● Stored data:

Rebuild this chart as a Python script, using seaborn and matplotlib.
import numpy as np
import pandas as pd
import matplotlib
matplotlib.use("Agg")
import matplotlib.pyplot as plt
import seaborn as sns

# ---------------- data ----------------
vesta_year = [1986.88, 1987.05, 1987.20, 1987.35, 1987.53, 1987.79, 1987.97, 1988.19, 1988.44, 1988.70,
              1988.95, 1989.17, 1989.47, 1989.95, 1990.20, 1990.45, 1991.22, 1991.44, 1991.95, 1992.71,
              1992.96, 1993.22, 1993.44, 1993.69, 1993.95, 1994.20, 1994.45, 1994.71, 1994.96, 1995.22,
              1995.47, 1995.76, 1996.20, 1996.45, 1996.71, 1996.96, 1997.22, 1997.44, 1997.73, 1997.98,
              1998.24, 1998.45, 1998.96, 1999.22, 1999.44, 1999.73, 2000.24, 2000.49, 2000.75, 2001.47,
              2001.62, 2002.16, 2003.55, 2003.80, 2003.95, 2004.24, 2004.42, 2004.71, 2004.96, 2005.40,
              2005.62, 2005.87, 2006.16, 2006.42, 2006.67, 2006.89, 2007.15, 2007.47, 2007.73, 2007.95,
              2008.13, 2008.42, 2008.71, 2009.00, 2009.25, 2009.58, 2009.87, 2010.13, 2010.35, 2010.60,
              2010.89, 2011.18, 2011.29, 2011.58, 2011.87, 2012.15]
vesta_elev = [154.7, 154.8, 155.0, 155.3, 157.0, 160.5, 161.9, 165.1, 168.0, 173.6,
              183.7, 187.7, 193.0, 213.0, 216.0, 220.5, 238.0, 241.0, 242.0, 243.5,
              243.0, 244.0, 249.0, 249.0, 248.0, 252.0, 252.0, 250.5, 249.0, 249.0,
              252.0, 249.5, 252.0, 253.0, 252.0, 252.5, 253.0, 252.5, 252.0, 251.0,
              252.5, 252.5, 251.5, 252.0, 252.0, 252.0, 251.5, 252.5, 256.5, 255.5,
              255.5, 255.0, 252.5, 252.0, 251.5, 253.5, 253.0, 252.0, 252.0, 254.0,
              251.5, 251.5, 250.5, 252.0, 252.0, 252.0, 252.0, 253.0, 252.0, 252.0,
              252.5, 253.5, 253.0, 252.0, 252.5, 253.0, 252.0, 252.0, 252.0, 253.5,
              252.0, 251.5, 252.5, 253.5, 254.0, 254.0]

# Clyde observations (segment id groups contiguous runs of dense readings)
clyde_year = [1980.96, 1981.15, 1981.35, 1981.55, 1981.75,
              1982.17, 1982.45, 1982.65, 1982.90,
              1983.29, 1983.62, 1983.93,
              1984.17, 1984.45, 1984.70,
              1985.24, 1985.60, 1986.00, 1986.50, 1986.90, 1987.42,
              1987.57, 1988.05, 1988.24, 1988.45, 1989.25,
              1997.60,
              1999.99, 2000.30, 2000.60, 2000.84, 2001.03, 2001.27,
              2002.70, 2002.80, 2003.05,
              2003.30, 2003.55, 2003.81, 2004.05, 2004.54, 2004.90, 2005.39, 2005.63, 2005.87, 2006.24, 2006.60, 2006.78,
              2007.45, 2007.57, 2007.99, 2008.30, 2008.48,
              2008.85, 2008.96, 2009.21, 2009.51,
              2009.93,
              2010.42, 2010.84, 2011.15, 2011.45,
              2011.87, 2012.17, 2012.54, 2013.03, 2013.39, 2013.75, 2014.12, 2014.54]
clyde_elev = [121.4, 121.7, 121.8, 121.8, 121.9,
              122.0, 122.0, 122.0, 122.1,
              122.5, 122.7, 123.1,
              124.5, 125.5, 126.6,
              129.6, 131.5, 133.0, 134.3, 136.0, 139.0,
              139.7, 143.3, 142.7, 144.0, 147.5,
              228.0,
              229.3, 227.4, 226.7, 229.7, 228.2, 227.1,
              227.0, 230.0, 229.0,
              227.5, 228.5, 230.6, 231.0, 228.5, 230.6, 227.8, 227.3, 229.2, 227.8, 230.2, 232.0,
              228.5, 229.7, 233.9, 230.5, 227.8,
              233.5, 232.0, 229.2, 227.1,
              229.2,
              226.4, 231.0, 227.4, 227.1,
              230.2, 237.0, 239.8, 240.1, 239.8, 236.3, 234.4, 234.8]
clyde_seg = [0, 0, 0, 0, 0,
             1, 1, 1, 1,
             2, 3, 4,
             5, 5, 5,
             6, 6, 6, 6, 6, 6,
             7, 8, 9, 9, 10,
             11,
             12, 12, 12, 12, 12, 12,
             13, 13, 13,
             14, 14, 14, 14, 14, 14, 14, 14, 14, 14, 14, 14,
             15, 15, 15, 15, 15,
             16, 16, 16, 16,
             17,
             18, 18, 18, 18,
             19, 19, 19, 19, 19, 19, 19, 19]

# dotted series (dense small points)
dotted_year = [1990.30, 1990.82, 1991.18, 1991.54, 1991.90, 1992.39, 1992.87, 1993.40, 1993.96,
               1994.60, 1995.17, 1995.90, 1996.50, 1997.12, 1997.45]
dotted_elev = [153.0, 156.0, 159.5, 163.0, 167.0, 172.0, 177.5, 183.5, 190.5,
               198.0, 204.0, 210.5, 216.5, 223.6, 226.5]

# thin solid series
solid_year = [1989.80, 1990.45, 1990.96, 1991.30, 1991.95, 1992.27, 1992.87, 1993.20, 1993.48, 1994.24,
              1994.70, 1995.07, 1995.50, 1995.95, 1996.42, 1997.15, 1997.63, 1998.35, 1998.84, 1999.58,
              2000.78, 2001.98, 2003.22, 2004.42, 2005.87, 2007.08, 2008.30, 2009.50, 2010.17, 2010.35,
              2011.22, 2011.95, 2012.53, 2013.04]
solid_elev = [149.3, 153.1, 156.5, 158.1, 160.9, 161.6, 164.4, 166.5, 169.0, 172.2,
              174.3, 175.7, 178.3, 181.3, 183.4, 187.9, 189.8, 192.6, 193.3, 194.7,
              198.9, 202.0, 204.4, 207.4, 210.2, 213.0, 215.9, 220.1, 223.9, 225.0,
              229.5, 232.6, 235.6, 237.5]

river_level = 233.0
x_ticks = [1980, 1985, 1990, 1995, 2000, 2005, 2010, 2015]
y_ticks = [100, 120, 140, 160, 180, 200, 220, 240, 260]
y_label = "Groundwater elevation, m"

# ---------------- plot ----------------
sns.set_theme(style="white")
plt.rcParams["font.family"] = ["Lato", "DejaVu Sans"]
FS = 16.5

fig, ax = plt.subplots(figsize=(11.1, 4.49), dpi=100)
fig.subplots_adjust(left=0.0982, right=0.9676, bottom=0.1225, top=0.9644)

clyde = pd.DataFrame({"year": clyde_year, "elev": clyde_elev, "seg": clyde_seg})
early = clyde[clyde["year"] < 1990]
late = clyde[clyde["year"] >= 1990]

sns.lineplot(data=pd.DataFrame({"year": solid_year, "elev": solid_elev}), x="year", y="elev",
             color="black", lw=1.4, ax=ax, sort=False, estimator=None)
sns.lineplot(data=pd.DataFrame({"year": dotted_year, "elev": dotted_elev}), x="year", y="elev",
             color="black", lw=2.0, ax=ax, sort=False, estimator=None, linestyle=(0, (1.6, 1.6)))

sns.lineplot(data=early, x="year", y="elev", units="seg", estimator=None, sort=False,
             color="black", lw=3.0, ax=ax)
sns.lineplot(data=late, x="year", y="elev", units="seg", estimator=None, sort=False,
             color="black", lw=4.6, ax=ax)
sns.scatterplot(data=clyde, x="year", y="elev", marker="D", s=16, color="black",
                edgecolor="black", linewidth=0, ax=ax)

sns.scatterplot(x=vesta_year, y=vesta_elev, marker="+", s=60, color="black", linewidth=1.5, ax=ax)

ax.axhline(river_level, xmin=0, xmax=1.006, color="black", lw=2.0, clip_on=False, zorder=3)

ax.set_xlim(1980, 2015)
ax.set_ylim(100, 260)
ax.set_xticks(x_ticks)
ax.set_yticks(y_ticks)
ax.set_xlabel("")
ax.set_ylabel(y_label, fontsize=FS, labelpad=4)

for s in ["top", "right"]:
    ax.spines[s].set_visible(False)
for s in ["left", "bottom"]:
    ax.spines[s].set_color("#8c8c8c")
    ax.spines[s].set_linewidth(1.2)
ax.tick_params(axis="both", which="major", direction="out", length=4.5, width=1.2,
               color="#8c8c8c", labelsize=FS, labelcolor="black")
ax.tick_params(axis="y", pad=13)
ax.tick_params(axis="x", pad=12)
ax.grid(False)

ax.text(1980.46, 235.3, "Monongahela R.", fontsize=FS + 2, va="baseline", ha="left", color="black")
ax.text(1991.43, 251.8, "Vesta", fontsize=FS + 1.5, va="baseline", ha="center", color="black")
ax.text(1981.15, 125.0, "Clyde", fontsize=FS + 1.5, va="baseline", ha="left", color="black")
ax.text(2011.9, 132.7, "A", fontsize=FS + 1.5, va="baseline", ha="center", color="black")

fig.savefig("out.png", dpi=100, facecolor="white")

● Written request:
Repeat exactly, please, each line from the beginning of the data through the line with "import seaborn as sns" in it, and only those lines.

● Solution below:
Rebuild this chart as a Python script, using seaborn and matplotlib.
import numpy as np
import pandas as pd
import matplotlib
matplotlib.use("Agg")
import matplotlib.pyplot as plt
import seaborn as sns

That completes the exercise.